Disrupting the Connectivity of Multiagent Peering Networks: a Model Study

Abstract This report summarizes simulation results for the process of peering network disconnection caused by consecutive failures of agents. These failures are considered to be non-arbitrary, but rather forced by an external adversary who employs different prioritization schemes or ”attack scenarios”. In this report authors demonstrate the process of disconnection on such common random network topologies as random graph and Barabasi-Albert model. In order to evaluate the resilience of such network topologies to attack scenarios authors introduce two concepts (and, respectively, quantitative characteristics thereof): ”robustness”, understood as a number of steps an adversary must perform to disrupt the network, and ”intactness”, calculated effectively as a number of remaining routes between agents after an attack.

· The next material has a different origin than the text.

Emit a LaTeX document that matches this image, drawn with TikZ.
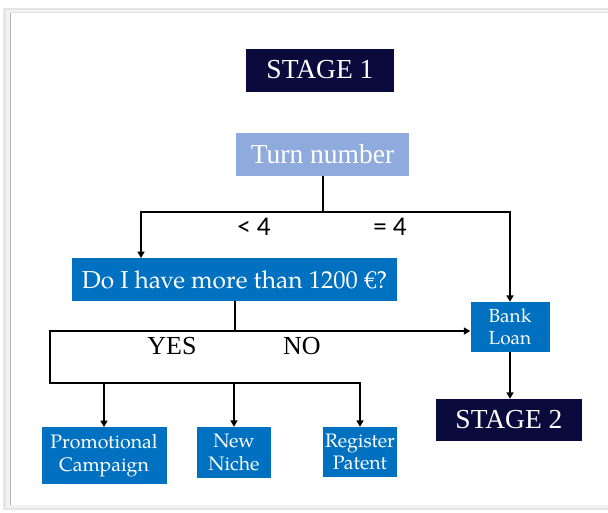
\documentclass[tikz,border=0pt]{standalone}
\usepackage{fontspec}
\setmainfont{Liberation Serif}
\newfontfamily\palfont{TeX Gyre Pagella}
\newfontfamily\calfont{Carlito}
\usetikzlibrary{arrows.meta,calc}
\definecolor{navy}{RGB}{10,10,60}
\definecolor{boxblue}{RGB}{0,112,192}
\definecolor{lightblue}{RGB}{143,170,220}
\begin{document}
\begin{tikzpicture}[x=1pt,y=-1pt,
  stagebox/.style={fill=navy,text=white,inner sep=0pt,font=\fontsize{27.5}{30}\selectfont},
  bluebox/.style={fill=boxblue,text=white,inner sep=0pt,align=center,font=\palfont\fontsize{19.5}{22.7}\selectfont},
  conn/.style={line width=2pt,black},
  arr/.style={conn,-{Triangle[length=6.5pt,width=7pt]}},
  lbl/.style={inner sep=0pt,font=\fontsize{26}{28}\selectfont}]
\useasboundingbox (0,0) rectangle (608,512);
% panel with shadow
\fill[black!10] (3,8) rectangle (608,510);
\fill[black!5] (6,10) rectangle (608,508);
\fill[white] (11,13) rectangle (608,505);
\draw[black!30,line width=0.8pt] (10.5,13) -- (10.5,505);
\draw[black!12,line width=0.6pt] (11,12.7) -- (608,12.7);
% nodes
\node[stagebox,minimum width=148pt,minimum height=43pt] (s1) at (320,70) {STAGE 1};
\node[fill=lightblue,text=white,inner sep=0pt,minimum width=173pt,minimum height=43pt,
      font=\fontsize{27.5}{30}\selectfont] (turn) at (322.5,154.5) {Turn number};
\node[bluebox,minimum width=325pt,minimum height=42.5pt,font=\palfont\fontsize{24.5}{26}\selectfont] (q) at (234.5,279.5) {Do I have more than 1200 €?};
\node[bluebox,minimum width=79pt,minimum height=50pt,font=\palfont\fontsize{19}{22}\selectfont] (bank) at (510,327) {Bank\\Loan};
\node[stagebox,minimum width=146pt,minimum height=42pt] (s2) at (509,420) {STAGE 2};
\node[bluebox,minimum width=125pt,minimum height=56.5pt] (promo) at (104,455.5) {Promotional\\Campaign};
\node[bluebox,minimum width=74pt,minimum height=51pt] (niche) at (234,452.5) {New\\Niche};
\node[bluebox,minimum width=74pt,minimum height=50pt] (patent) at (360,452) {Register\\Patent};
% labels
\node[lbl,font=\calfont\fontsize{27}{28}\selectfont] (lt) at (254,227) {< 4};
\node[lbl,font=\calfont\fontsize{27}{28}\selectfont] (eq) at (390,227) {= 4};
\node[lbl] (yes) at (172,346) {YES};
\node[lbl] (no) at (302,346) {NO};
% connectors
\coordinate (j1) at (322.5,212);
\coordinate (xl) at (141,0);
\draw[conn] (turn.south) -- (j1);
\draw[arr] (j1) -| (q.north -| xl);
\draw[arr] (j1) -| (bank.north);
\coordinate (j2) at (234.5,331);
\coordinate (c1) at (50,331);
\coordinate (c2) at (50,383);
\draw[conn] (q.south) -- (j2);
\draw[arr] (j2) -- (j2 -| bank.west);
\draw[arr] (j2) -- (c1) -- (c2) -| (patent.north);
\draw[arr] (c2 -| promo.north) -- (promo.north);
\draw[arr] (c2 -| niche.north) -- (niche.north);
\draw[arr] (bank.south) -- (bank.south |- s2.north);
\end{tikzpicture}
\end{document}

Authors propose to use robustness metric to evaluate the overall network vitality under targeted attacks, and intactness to measure the effectiveness of disruption (or the direness of consequences of an attack). The model represented in this report simulates 5 types of adversarial prioritization: random node removal, removal by degree - either starting with the lowest or highest, removal by the clustering coefficient and by eigenvector centrality. The report demonstrates robustness and intactness neasures for each of these attacks against different types of topologies. Further research will be directed towards employing game-theoretic methods to analyze different adversarial strategies and to devise effective defence algorithms which will substantially increase multiagent network resilience.